Nos deux recrues, qui échangeaient des messages par miroir d’un côté à l’autre de la frontière, avaient quitté leur pays, l’un horrifié par l’usage d’armes biologiques, l’autre pour le suivre. Par amitié. Et parce que plus rien ne la retenait dans sa banlieue touchée par la peste noire. Leur amitié, bâtie au fil de petits messages en morse envoyés à travers le grillage, avait survécu à cette attaque.

Ils avouèrent à Kris et Mac que la dernière année avait été très dure pour eux et que la Compagnie leur était apparue comme une dernière chance, quand Karl la leur avait décrite.
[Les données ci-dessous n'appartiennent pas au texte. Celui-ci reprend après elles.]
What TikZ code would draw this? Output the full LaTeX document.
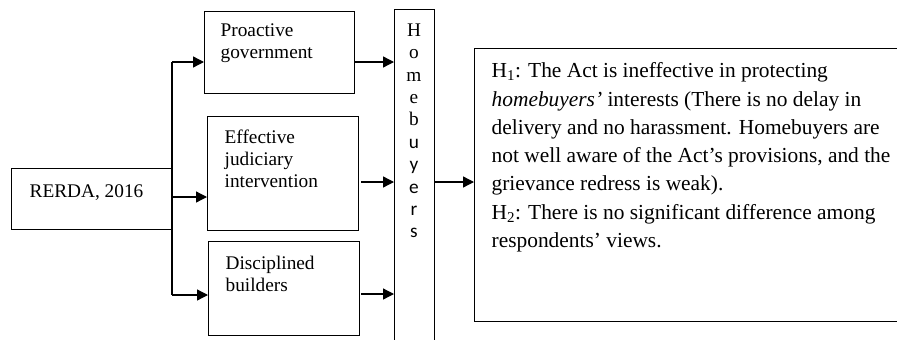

Erk leur demandant ce qu’ils feraient si on ne les acceptait pas, ils ont avoué ne pas trop savoir, puis Song, retenant des larmes, a dit qu’elle était au bout du rouleau et qu’elle espérait qu’ils pourraient rester.

Le Viking, ému par sa détresse, l’a prise dans ses bras pour la consoler. Kim s’est tendu, Kris l’a retenu, lui expliquant que son frère ne faisait que réconforter.

Je me suis levé pour aller chercher Le Gros, Lin, ouvrant la porte de son bureau, m’a vu et m’a dit d’aller chercher Kris.

Je me suis donc retrouvé dans le bureau de Lin avec Kris et Le Gros, à découvrir encore un pan de la vie des frangins.